2.5前半じっくり描きながら、後半バタつく

2012年3月1日
PCから投稿
鑑賞方法:映画館

知的

素材はおもしろい。
20年前に死んだとされるソビエトのスパイ“カシウス”と同じ手口による要人暗殺。
そのカシウスを追い続けながらも引退した元CIA捜査官。
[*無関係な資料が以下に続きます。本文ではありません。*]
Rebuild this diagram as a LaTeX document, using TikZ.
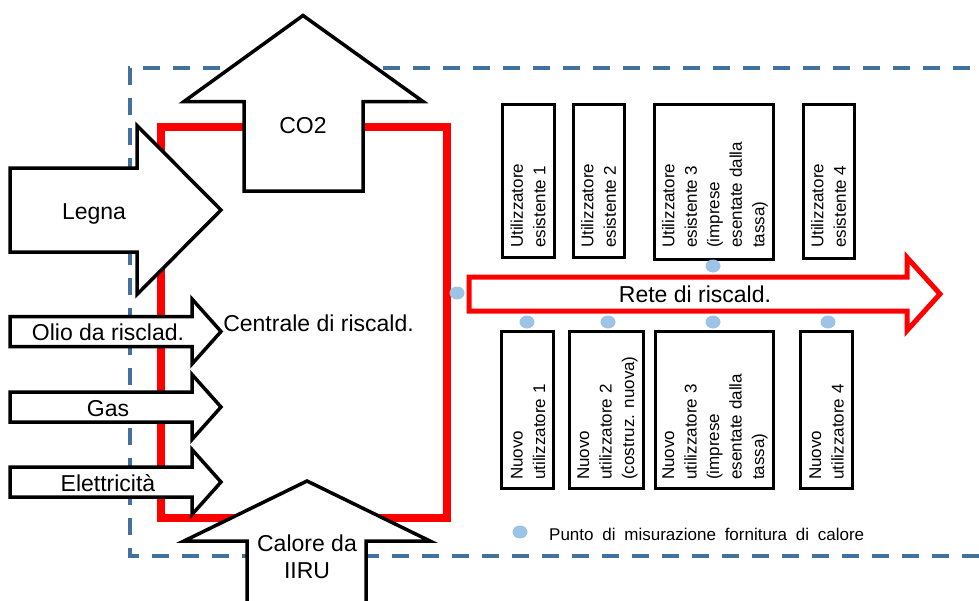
\documentclass[tikz,border=0pt]{standalone}
\usepackage{fontspec}
\setmainfont{Liberation Sans}
\definecolor{dashblue}{RGB}{65,113,156}
\definecolor{dotblue}{RGB}{157,195,230}
\tikzset{
  blockarrow/.style={draw=black, line width=3.5pt, fill=white, line join=miter},
  netarrow/.style={draw=red, line width=5pt, fill=white, line join=miter},
  plantbox/.style={draw=red, line width=8pt},
  boundary/.style={draw=dashblue, line width=3.5pt, dash pattern=on 17pt off 13pt},
  userbox/.style={draw=black, line width=3pt},
  meter/.style={fill=dotblue},
  biglabel/.style={font=\fontsize{23}{26}\selectfont, inner sep=0pt, anchor=base},
  boxtext/.style={font=\fontsize{17}{22.5}\selectfont, rotate=90, anchor=west, align=left, inner sep=0pt},
}
\begin{document}
\begin{tikzpicture}[x=1pt,y=-1pt]
\clip (0,0) rectangle (979,600);
\fill[white] (0,0) rectangle (979,600);
% system boundary
\draw[boundary] (1000,68) -- (130,68) -- (130,556) -- (1000,556);
% heating plant
\draw[plantbox] (161,127) rectangle (447,518);
% network arrow
\draw[netarrow] (469,277) -- (907,277) -- (907,257.5) -- (940,294) -- (907,330.5) -- (907,311) -- (469,311) -- cycle;
\node[biglabel] (rete) at (695,302.3) {Rete di riscald.};
% users
\draw[userbox] (502,104) rectangle (554,257);
\draw[userbox] (573,104) rectangle (624,257);
\draw[userbox] (654,104) rectangle (773,259);
\draw[userbox] (803,104) rectangle (854,258);
\node[boxtext] (u1) at (528,248) {Utilizzatore\\esistente 1};
\node[boxtext] (u2) at (598.5,248) {Utilizzatore\\esistente 2};
\node[boxtext] (u3) at (715,248) {Utilizzatore\\esistente 3\\(imprese\\esentate dalla\\tassa)};
\node[boxtext] (u4) at (828.5,248) {Utilizzatore\\esistente 4};
\draw[userbox] (501,331) rectangle (553,488);
\draw[userbox] (569,331) rectangle (643,488);
\draw[userbox] (655,331) rectangle (773,488);
\draw[userbox] (800,331) rectangle (852,488);
\node[boxtext] (n1) at (528,480) {Nuovo\\utilizzatore 1};
\node[boxtext] (n2) at (607.5,480) {Nuovo\\utilizzatore 2\\(costruz. nuova)};
\node[boxtext] (n3) at (715,480) {Nuovo\\utilizzatore 3\\(imprese\\esentate dalla\\tassa)};
\node[boxtext] (n4) at (826.5,480) {Nuovo\\utilizzatore 4};
% metering points
\fill[meter] (457,293) ellipse [x radius=7.5, y radius=6.5];
\fill[meter] (713,266) ellipse [x radius=7.5, y radius=6.5];
\fill[meter] (527,322) ellipse [x radius=7.5, y radius=6.5];
\fill[meter] (608,322) ellipse [x radius=7.5, y radius=6.5];
\fill[meter] (713,322) ellipse [x radius=7.5, y radius=6.5];
\fill[meter] (828,322) ellipse [x radius=7.5, y radius=6.5];
\fill[meter] (520,532) ellipse [x radius=7.5, y radius=6.5];
\node[anchor=base west, inner sep=0pt, font=\fontsize{17}{20}\selectfont] (legend) at (549,540) {\makebox[315pt][s]{Punto di misurazione fornitura di calore}};
% input arrows
\draw[blockarrow] (10,168) -- (137,168) -- (137,125.5) -- (221,210) -- (137,294.5) -- (137,252) -- (10,252) -- cycle;
\node[biglabel] (legna) at (94,219) {Legna};
\draw[blockarrow] (10,316.5) -- (192,316.5) -- (192,299) -- (221,331.5) -- (192,364) -- (192,346.5) -- (10,346.5) -- cycle;
\node[biglabel] (olio) at (108,340) {Olio da risclad.};
\draw[blockarrow] (10,392) -- (192,392) -- (192,374.5) -- (221,407) -- (192,439.5) -- (192,422) -- (10,422) -- cycle;
\node[biglabel] (gas) at (108,416) {Gas};
\draw[blockarrow] (10,467) -- (192,467) -- (192,449.5) -- (221,482) -- (192,514.5) -- (192,497) -- (10,497) -- cycle;
\node[biglabel] (elet) at (108,491) {Elettricità};
% CO2 arrow
\draw[blockarrow] (244,191) -- (244,101.5) -- (184,101.5) -- (303,15.5) -- (423,101.5) -- (363,101.5) -- (363,191) -- cycle;
\node[biglabel] (co2) at (303,133.3) {CO2};
% IIRU arrow
\draw[blockarrow] (247,620) -- (247,541) -- (184,541) -- (307,481) -- (430,541) -- (366,541) -- (366,620) -- cycle;
\node[biglabel] (calore) at (307,551.7) {Calore da};
\node[biglabel] (iiru) at (307,578) {IIRU};
% plant label
\node[biglabel] (centrale) at (318.5,331.7) {Centrale di riscald.};
\end{tikzpicture}
\end{document}
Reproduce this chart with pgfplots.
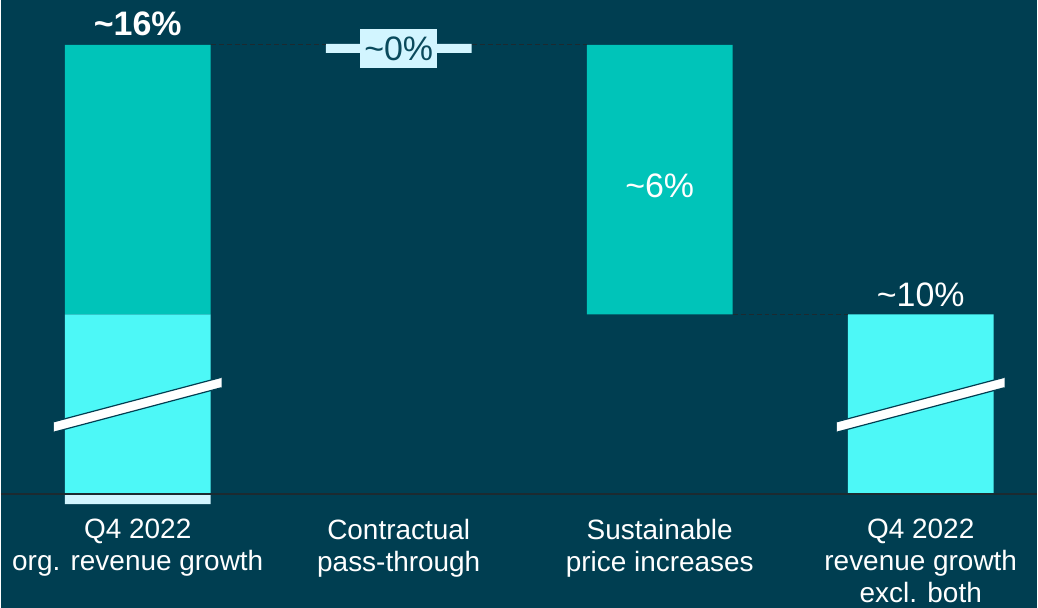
\documentclass[border=0pt]{standalone}
\usepackage{pgfplots}
\pgfplotsset{compat=1.18}
\usepackage{fontspec}
\setmainfont{Liberation Sans}

\definecolor{bg}{HTML}{003E51}
\definecolor{cTeal}{HTML}{00C4B9}
\definecolor{cLight}{HTML}{4DF8F7}
\definecolor{cPale}{HTML}{D2F5FF}
\definecolor{cZeroTxt}{HTML}{0A4A5C}
\definecolor{cDash}{HTML}{1C2A30}

\begin{document}
\begin{tikzpicture}
  \begin{axis}[
      at={(0,0)}, anchor=south west,
      scale only axis,
      width=519pt, height=304.5pt,
      xmin=-0.5239, xmax=3.4455,
      ymin=3.4667, ymax=17,
      axis background/.style={fill=bg},
      ybar stacked,
      bar width=0.558,
      axis line style={draw=none},
      tick style={draw=none},
      ytick=\empty,
      xtick={0,1,2,3},
      xticklabels={Q4 2022\\org. revenue growth,
                   Contractual\\pass-through,
                   Sustainable\\price increases,
                   Q4 2022\\revenue growth\\excl. both},
      xticklabel style={align=center, text=white, inner sep=0pt,
                        font=\fontsize{14}{16}\selectfont, yshift=44.7pt},
    ]
    % invisible base
    \addplot[draw=none, fill=none] coordinates {(0,5.778) (1,15.822) (2,10) (3,6)};
    % pale (pass-through)
    \addplot[draw=none, fill=cPale] coordinates {(0,0.222) (1,0.2) (2,0) (3,0)};
    % remaining growth
    \addplot[draw=none, fill=cLight] coordinates {(0,4) (1,0) (2,0) (3,4)};
    % price increases
    \addplot[draw=none, fill=cTeal] coordinates {(0,6) (1,0) (2,6) (3,0)};

    % anchor points for the annotations drawn after the axis
    \coordinate (d1a) at (axis cs:0.279,16);
    \coordinate (d1b) at (axis cs:0.721,16);
    \coordinate (d1c) at (axis cs:1.279,16);
    \coordinate (d1d) at (axis cs:1.721,16);
    \coordinate (d2a) at (axis cs:2.279,10);
    \coordinate (d2b) at (axis cs:2.721,10);
    \coordinate (bl0) at (axis cs:-0.5239,6);
    \coordinate (bl1) at (axis cs:3.4455,6);
    \coordinate (k1) at (axis cs:-0.321,7.378);
    \coordinate (k2) at (axis cs:0.321,8.367);
    \coordinate (k3) at (axis cs:0.321,8.6);
    \coordinate (k4) at (axis cs:-0.321,7.611);
    \coordinate (m1) at (axis cs:2.679,7.378);
    \coordinate (m2) at (axis cs:3.321,8.367);
    \coordinate (m3) at (axis cs:3.321,8.6);
    \coordinate (m4) at (axis cs:2.679,7.611);
    \coordinate (l0) at (axis cs:0,16.2);
    \coordinate (l1) at (axis cs:1,15.92);
    \coordinate (l2) at (axis cs:2,12.6);
    \coordinate (l3) at (axis cs:3,10.18);
  \end{axis}

  % connectors
  \draw[cDash, line width=0.5pt, dash pattern=on 2.5pt off 1.5pt] (d1a) -- (d1b);
  \draw[cDash, line width=0.5pt, dash pattern=on 2.5pt off 1.5pt] (d1c) -- (d1d);
  \draw[cDash, line width=0.5pt, dash pattern=on 2.5pt off 1.5pt] (d2a) -- (d2b);
  % baseline
  \draw[cDash, line width=1pt] (bl0) -- (bl1);
  % axis break marks
  \fill[white] (k1) -- (k2) -- (k3) -- (k4) -- cycle;
  \draw[bg, line width=0.6pt] (k1) -- (k2) (k4) -- (k3);
  \fill[white] (m1) -- (m2) -- (m3) -- (m4) -- cycle;
  \draw[bg, line width=0.6pt] (m1) -- (m2) (m4) -- (m3);
  % value labels
  \node[anchor=base, text=white, font=\fontsize{17}{20}\selectfont\bfseries]
    at (l0) {\textasciitilde16\%};
  \node[anchor=center, fill=cPale, text=cZeroTxt, inner xsep=2pt, inner ysep=0pt,
        minimum height=19.5pt, font=\fontsize{17}{20}\selectfont]
    at (l1) {\textasciitilde0\%};
  \node[anchor=base, text=white, font=\fontsize{17}{20}\selectfont]
    at (l2) {\textasciitilde6\%};
  \node[anchor=base, text=white, font=\fontsize{17}{20}\selectfont]
    at (l3) {\textasciitilde10\%};
\end{tikzpicture}
\end{document}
そして、カシウスを調査していた若手FBI捜査官がタッグを組む。
ほんとうにカシウスは生きているのか?
生きているとしたら、その正体は?
その犯人の目的は?
呼び出された元CIAポールと、若きFBI捜査官ベンは生き残れるのか?
ミステリー&サスペンションとして、そそられる設定だ。

前半は、CIA長官のマーティン・シーンが渋く脇を固め、それなりに見応えはある。
だが、二転三転する肝心な終盤を、うまく見せられない。
演出が要領を得ずバタバタしてしまった。
原題「The Double」からおおよそ結末の予測がつく上に、ある人物の正体を早くから明かしてしまい、ほかの人間がそのことにいつ気づくのか、それしか興味を持てなくしてしまった段取りにも疑問が残る。
良くも悪くも、『はーちぃ』と犬に呼び掛けていたリチャード・ギアが極悪人であろうはずもなく、と勝手にキャラを連想してしまうキャスティングも足枷になって面白みを半減した。
せめて、ベン(若手FBI捜査官)が車を降りずに走り去ったなら、もう少し印象の違った作品になっただろうに。